Sedangkan buku kumpulan cerpennya yang telah terbit, antara lain Sebelum
Tertawa Dilarang (Balai Pustaka, Jakarta, 1997), Sebutir Kepala dan
Seekor Kucing (Bening Publishing, 2004), Badai Laut Biru (Senayan Abadi Publishing, Jakarta, 2004), Pertobatan Aryati
(Penerbit Rebublika, Jakarta, 2024), dan manuskrip Berhala-Berhala yang Membunuh Subuh (2024). Dan, buku Kumpulan esai terbarunya, Komunitas sebagai Basis Ideologi Kesastraan (Teras Budaya, 2024) – memenangkan salah satu penghargaan sastra Badan
Bahasa 2024, Dari Tema ke Kekuatan
Cerita (Teras Budaya, 2024), dan Ketika Makna Menjerat Puitika (manuskrip buku kumpulan esai, 2024).
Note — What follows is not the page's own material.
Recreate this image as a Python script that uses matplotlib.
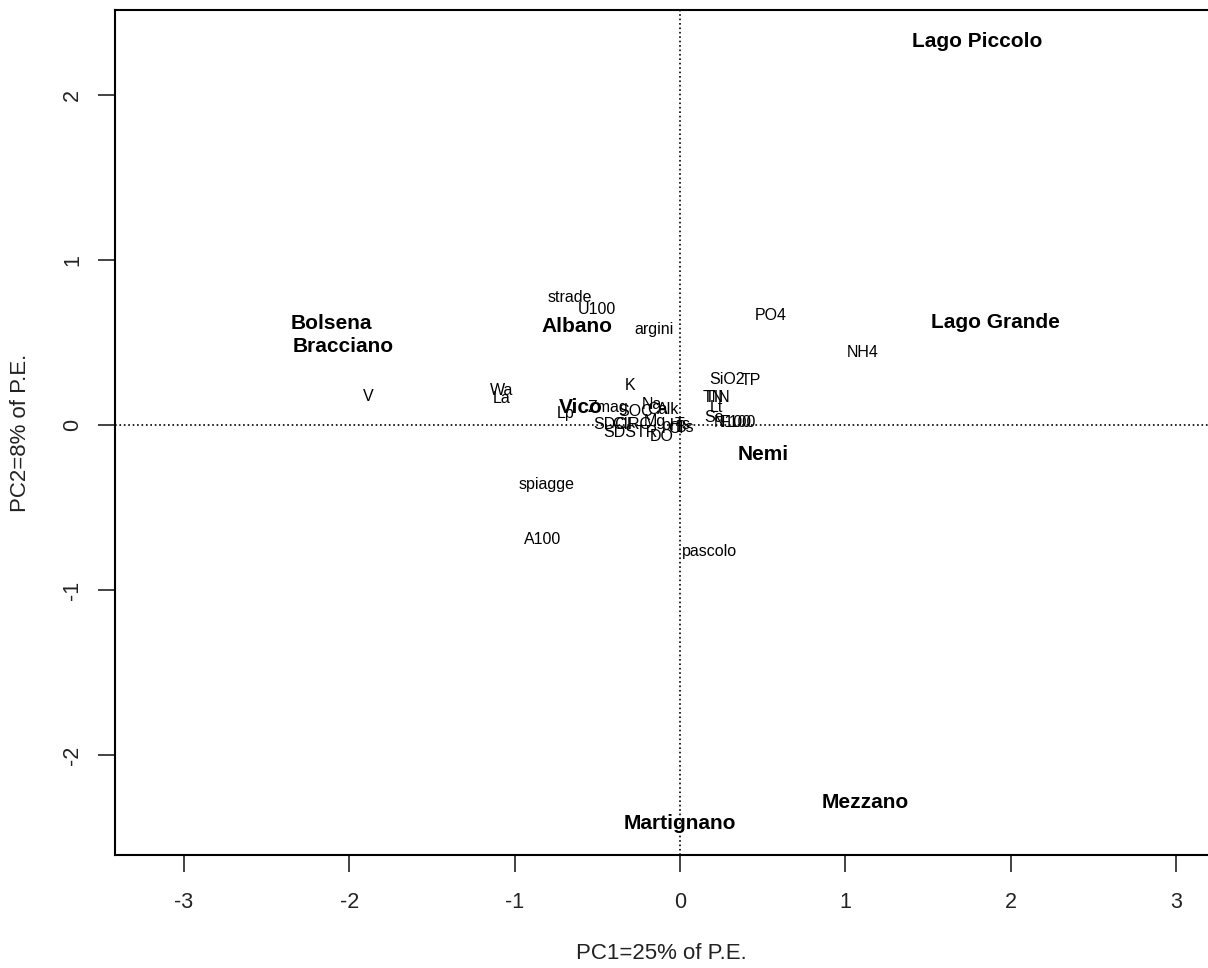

Penghargaan sastra yang pernah diraihnya, antara lain Penghargaan Kincir Emas Radio Nederland 1989, Suara Merdeka Awards 1992, penghargaan Puisi Islam Terbaik MABIMS dari Brunei Darussalam 1997, Penghargaan Sastra Pusat Bahasa Kemendikbud RI 2008, Penghargaan Penyair Nusantara dari Universitas Pattani Thailand 2015, Penghargaan Sastra dari Pemerintah Kota Tangerang Selatan 2015, Penghargaan Buku Puisi Terbaik Yayasan Hari Puisi 2016, Penghargaan Buku Puisi Terbaik Yayasan Hari Puisi 2023, dan tahun 2024 mendapatkan Penghargaan Sastra 40 Tahun Berkarya dari Badan Bahasa Kemendikbudristek RI.